Впрочем, в регистратуре ее лингвистические таланты не требовались, а вот терпение было необходимо. В тяжелые дни на каждый из участков, протянувшихся от Банного переулка до Бумажной улицы, приходилось по пятьдесят, а то и больше вызовов. В районе говорили: поликлиника между двумя «Б». Участковые врачихи с первого и двадцать четвертого участка сначала обижались, потом привыкли. Так их и звали: «Б первая» и «Б последняя».

* * *

Как раз между двумя «Б», где-то между проспектом Газа и улицей Циолковского, состоялось и мое боевое крещение – первый вызов неопытного врача-педиатра, который чуть не закончился полным провалом.

Двухэтажный особняк прямо на набережной Обводного канала когда-то принадлежал статскому советнику средней руки, а потом перешел во владение трудящимся и превратился в дом с коммуналками.

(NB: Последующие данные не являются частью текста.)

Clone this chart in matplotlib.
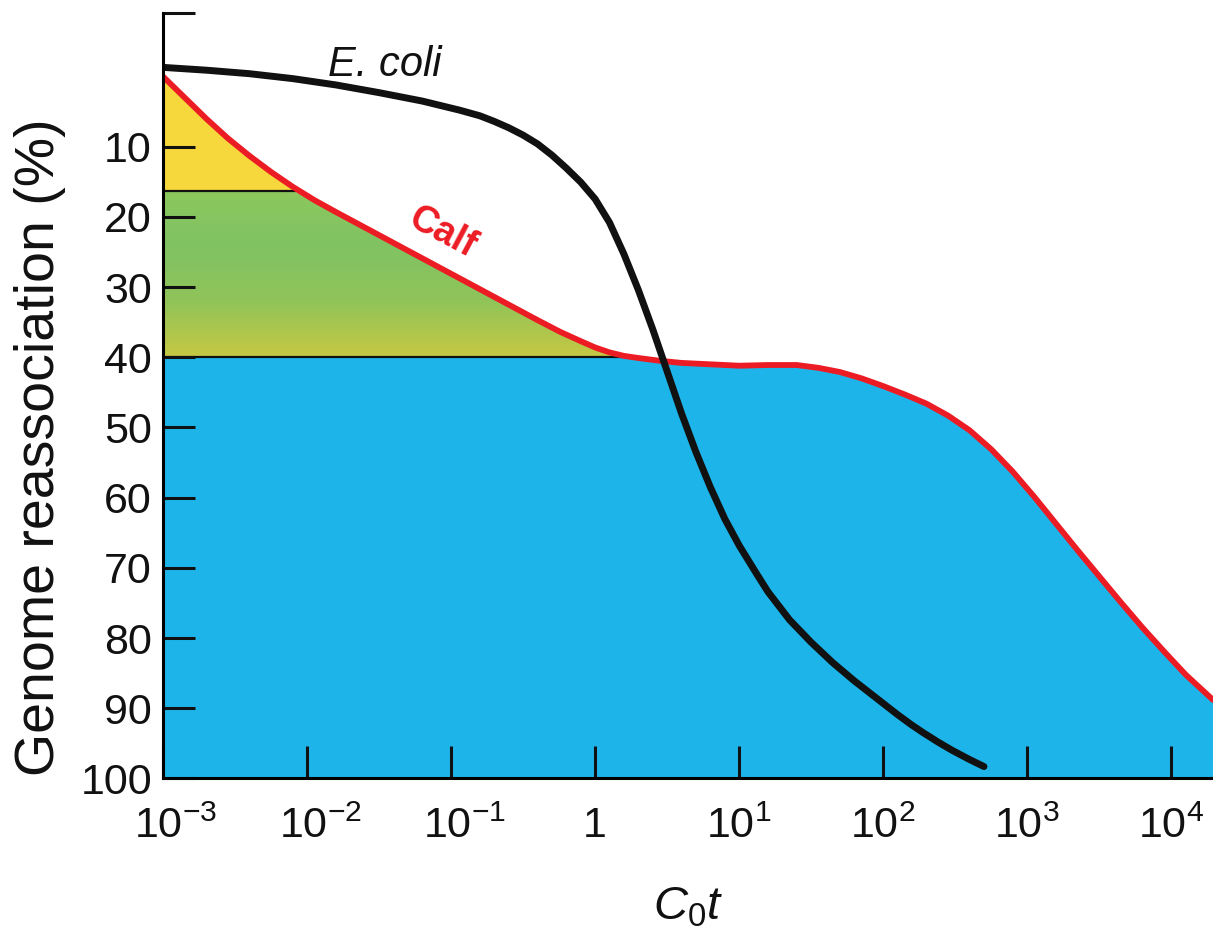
import numpy as np
import matplotlib
matplotlib.use("Agg")
from matplotlib import pyplot as plt
from matplotlib.colors import LinearSegmentedColormap
from matplotlib.transforms import ScaledTranslation

plt.rcParams['font.family'] = ['Liberation Sans', 'DejaVu Sans']
plt.rcParams['mathtext.fontset'] = 'custom'
plt.rcParams['mathtext.rm'] = 'Liberation Sans'
plt.rcParams['mathtext.it'] = 'Liberation Sans:italic'
plt.rcParams['mathtext.default'] = 'regular'

# values (log10 of C0t, % reassociation)
calf_log_cot = [-3.00, -2.85, -2.70, -2.55, -2.40, -2.25, -2.10, -1.95, -1.80, -1.60,
                -1.40, -1.20, -1.00, -0.80, -0.60, -0.40, -0.24, -0.10, 0.00, 0.10,
                0.20, 0.30, 0.45, 0.60, 0.80, 1.00, 1.20, 1.40, 1.55, 1.70,
                1.85, 2.00, 2.15, 2.30, 2.45, 2.60, 2.75, 2.90, 3.05, 3.20,
                3.35, 3.50, 3.65, 3.80, 3.95, 4.10, 4.29]
calf_pct = [0.0, 3.0, 6.0, 8.8, 11.3, 13.6, 15.7, 17.6, 19.3, 21.5,
            23.7, 25.9, 28.1, 30.3, 32.5, 34.7, 36.4, 37.7, 38.6, 39.3,
            39.8, 40.1, 40.5, 40.8, 41.0, 41.2, 41.1, 41.1, 41.5, 42.1,
            43.0, 44.1, 45.3, 46.6, 48.3, 50.4, 53.1, 56.3, 59.9, 63.7,
            67.5, 71.2, 74.9, 78.5, 81.9, 85.2, 88.8]

ecoli_log_cot = [-3.00, -2.70, -2.40, -2.10, -1.80, -1.50, -1.20, -0.94, -0.80, -0.70,
                 -0.60, -0.50, -0.40, -0.30, -0.20, -0.10, 0.00, 0.10, 0.20, 0.30,
                 0.40, 0.50, 0.60, 0.70, 0.80, 0.90, 1.00, 1.12, 1.20, 1.35,
                 1.50, 1.65, 1.80, 1.95, 2.10, 2.20, 2.28, 2.38, 2.48, 2.60, 2.70]
ecoli_pct = [-1.3, -0.9, -0.4, 0.3, 1.2, 2.3, 3.5, 4.8, 5.6, 6.4,
             7.3, 8.35, 9.6, 11.2, 13.05, 15.05, 17.45, 20.8, 25.3, 30.4,
             36.0, 42.0, 48.0, 53.5, 58.5, 63.0, 66.8, 70.8, 73.4, 77.4,
             80.6, 83.5, 86.1, 88.5, 90.9, 92.4, 93.5, 94.8, 96.0, 97.3, 98.3]

# boundaries between the shaded fractions
fast_limit = 16.3
mid_limit = 40.0

x_tick_exps = [-3, -2, -1, 0, 1, 2, 3, 4]
x_tick_labels = ['$10^{-3}$', '$10^{-2}$', '$10^{-1}$', '1',
                 '$10^{1}$', '$10^{2}$', '$10^{3}$', '$10^{4}$']
y_ticks = [10, 20, 30, 40, 50, 60, 70, 80, 90, 100]

calf_lx = np.array(calf_log_cot)
calf_x = 10 ** calf_lx
calf_y = np.array(calf_pct)
ecoli_x = 10 ** np.array(ecoli_log_cot)
ecoli_y = np.array(ecoli_pct)
x_max = 10 ** 4.29

fig = plt.figure(figsize=(12.13, 9.33), dpi=100)
ax = fig.add_axes([0.1344, 0.1656, 0.8656, 0.8205])
ax.set_xscale('log')
ax.set_xlim(1e-3, x_max)
ax.set_ylim(100, -9.05)

# blue: slow (unique) fraction
ax.fill_between(calf_x, np.maximum(calf_y, mid_limit), 100,
                color='#1db5e9', lw=0, zorder=1)
# yellow: fastest fraction
ax.fill_between(calf_x, calf_y, fast_limit, where=calf_y <= fast_limit,
                interpolate=True, color='#f6d73c', lw=0, zorder=1)
# green: intermediate fraction with a soft gradient
green = ax.fill_between(calf_x, np.clip(calf_y, fast_limit, mid_limit), mid_limit,
                        color='none', lw=0, zorder=1)
cmap = LinearSegmentedColormap.from_list('g', ['#8cc85c', '#80c263', '#90c459', '#c6c843'])
grad = np.linspace(0, 1, 256).reshape(-1, 1)
img = ax.imshow(grad, cmap=cmap, aspect='auto', origin='upper',
                extent=(1e-3, x_max, mid_limit, fast_limit), zorder=1)
img.set_clip_path(green.get_paths()[0], transform=ax.transData)

# dividing lines, ending where they meet the calf curve
rising = slice(0, 23)
x16 = 10 ** np.interp(fast_limit, calf_y[rising], calf_lx[rising])
x40 = 10 ** np.interp(mid_limit, calf_y[rising], calf_lx[rising])
ax.plot([1e-3, x16], [fast_limit, fast_limit], color='#111111', lw=1.6, zorder=2)
ax.plot([1e-3, x40], [mid_limit, mid_limit], color='#111111', lw=1.6, zorder=2)

ax.plot(calf_x, calf_y, color='#ec1c24', lw=4.2, zorder=3,
        solid_capstyle='round', solid_joinstyle='round')
ax.plot(ecoli_x, ecoli_y, color='#111111', lw=5.0, zorder=4,
        solid_capstyle='round', solid_joinstyle='round')

ax.text(10 ** -1.46, -1.7, 'E. coli', style='italic', fontsize=30,
        ha='center', va='center', color='#111111')
ax.text(10 ** -1.06, 22.3, 'Calf', fontsize=27, fontweight='bold', color='#ec1c24',
        ha='center', va='center', rotation=-28, rotation_mode='anchor')

for s in ['top', 'right']:
    ax.spines[s].set_visible(False)
for s in ['left', 'bottom']:
    ax.spines[s].set_linewidth(2.2)
    ax.spines[s].set_zorder(5)

ax.set_xticks([10.0 ** e for e in x_tick_exps])
ax.set_xticklabels(x_tick_labels)
ax.minorticks_off()
ax.set_yticks([-9.05] + y_ticks)
ax.set_yticklabels([''] + [str(v) for v in y_ticks])
ax.tick_params(axis='both', direction='in', length=23, width=2.2, color='#111111',
               labelsize=31, labelcolor='#111111')
ax.tick_params(axis='y', pad=8)
ax.tick_params(axis='x', pad=20)

# the negative-power labels sit a little right of their ticks
for e, lab in zip(x_tick_exps, ax.get_xticklabels()):
    if e < 0:
        lab.set_transform(lab.get_transform() + ScaledTranslation(0.13, 0, fig.dpi_scale_trans))

ax.set_ylabel('Genome reassociation (%)', fontsize=40, color='#111111')
ax.yaxis.set_label_coords(-0.092, 0.433)
ax.set_xlabel('$\\mathit{C}_0\\mathit{t}$', fontsize=34, color='#111111', labelpad=28)

fig.savefig('out.png', dpi=100)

О прежней жизни напоминали несколько изразцовых печек, давно не функционирующих, с потрескавшимися плитками да два высоких арочных окна, законопаченных пыльной грязной ватой, от которой чихали даже мыши. Тугая дверь парадной натужно скрипела и упиралась. Замызганную лестницу когда-то украшали резные перила, загибающиеся с первого на второй этаж. Сейчас они поредели и походили на беззубый старушечий рот, искривленный в улыбке паралитика. Как слюна из угла рта, капала ржавая вода из вечно текущей трубы. Под лестницей собиралась позорная лужа, которую раз в неделю, матерясь, убирала полупьяная дворничиха. «Убирала» – это громко сказано, скорее, размазывала ветошью, даже не затрудняясь пройтись по углам. Зато хоть выбрасывала ведро с вонючими пищевыми отходами. Из парадной почему-то всегда несло гнилой селедкой: то ли это был запах кошачьей мочи, то ли жильцы по бедности действительно ели в основном селедку с картошкой, доставленной мешками из родных деревень, которые они променяли на длинный городской рубль и прописку. Большинство из них работали на производствах, благо рядом были и «Красный треугольник», и дрожжевой на Курляндской, и до «Адмиралтейских верфей» не так далеко.